Les fortifications de la Cité sont composées de trois enceintes concentriques, principalement construites au XIIIe siècle :

  • Situé à l’ouest de l’enceinte intérieure, le château est protégé par un mur haut et épais de près de 3 mètres, ponctué de tours semi-circulaires. Il comprend deux cours intérieures, deux logis, deux donjons et une chapelle aujourd’hui disparue. Son entrée est défendue par un châtelet à deux tours, une barbacane et un fossé. Remanié au XIIIe siècle, l’ancien palais devient à lui seul une véritable forteresse, avec ses murs surmontés de hourds, ouvrages de bois destinés à accueillir des défenseurs et par là même à renforcer la protection.
  • Construite sur les bases d’anciennes fortifications romaines, l’enceinte intérieure a fait l’objet d’une modification de son tracé pour renforcer les défenses. Plusieurs tours ont été remaniées et des portes imposantes ont été ajoutées, en particulier la porte Narbonnaise – entrée monumentale à deux tours – ou la porte Saint-Nazaire – caractérisée par une entrée en coude – construites à la fin du XIIIe siècle.
  • Tout autour, l’enceinte extérieure est ajoutée rapidement pour doubler la protection. Plus basse que l’enceinte intérieure, elle permet de maintenir l’assaillant en situation de vulnérabilité car exposé aux tirs des défenseurs. Les tours qui en rythment les 1672 mètres sont ouvertes à l’arrière pour éviter leur utilisation par l’ennemi.

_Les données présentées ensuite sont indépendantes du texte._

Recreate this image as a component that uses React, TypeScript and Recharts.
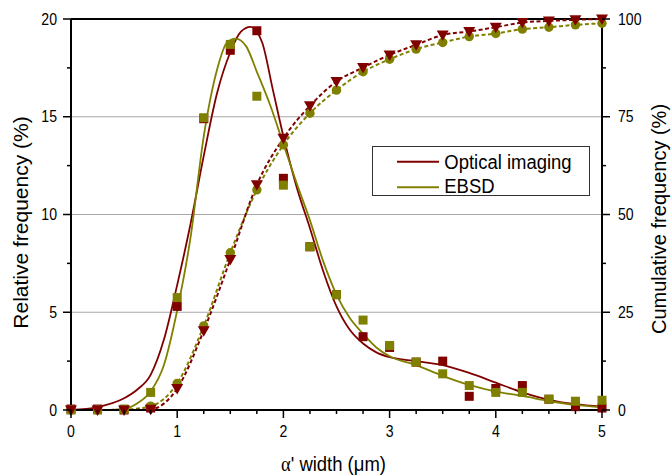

Entre les XIVe et XVIIe siècles, la Cité perd peu à peu de son importance militaire et stratégique, en particulier après la signature du traité des Pyrénées en 1659, qui fixe la frontière plus au sud : elle connaît alors un déclin économique et démographique. Le pouvoir se déplace vers la bastide, plus dynamique grâce au commerce et à l’industrie drapière ; la vieille cité tombe peu à peu dans l’oubli. Ses remparts, jugés inutiles, sont même en partie vendus comme matériaux de construction. Tandis qu’elle est menacée de destruction, c’est grâce à l’engagement de passionnés locaux – parmi lesquels Jean-Pierre Cros-Mayrevieille –  que la cité est sauvée : en 1849, elle est classée monument historique. La restauration est confiée à l’architecte Viollet-le-Duc, qui commence les travaux en 1853. Il s’appuie sur les techniques du XIIIe siècle pour redonner à la cité son apparence médiévale. Les travaux se poursuivent jusqu’en 1910.

Et maintenant ?

Dès le début du XXe siècle, Carcassonne attire un public de touristes dont la fréquentation n’a cessé de croître depuis. Grâce à la restauration, aussi spectaculaire que controversée, menée sous l’égide de Viollet-le-Duc, Carcassonne est inscrite au patrimoine mondial de l’UNESCO en 1997. Le dernier projet de restauration, porté par le Centre des Monuments Nationaux, a été mené entre 2022 et 2024. Aujourd’hui, avec ses 3 km de remparts, ses 52 tours, ses archères, ses barbacanes, ses hourds et son château, elle représente une des forteresses les mieux conservées d’Europe et un exemple unique et impressionnant de l’art de la fortification médiévale. Au-delà de son intérêt historique, la Cité continue de nourrir la culture populaire comme l’imaginaire collectif, incarnant l’archétype de la ville fortifiée, symbole de protection et de résistance. C’est l’une des destinations les plus visitées de France, attirant chaque année des milliers de visiteurs, fascinés par cette architecture préservée.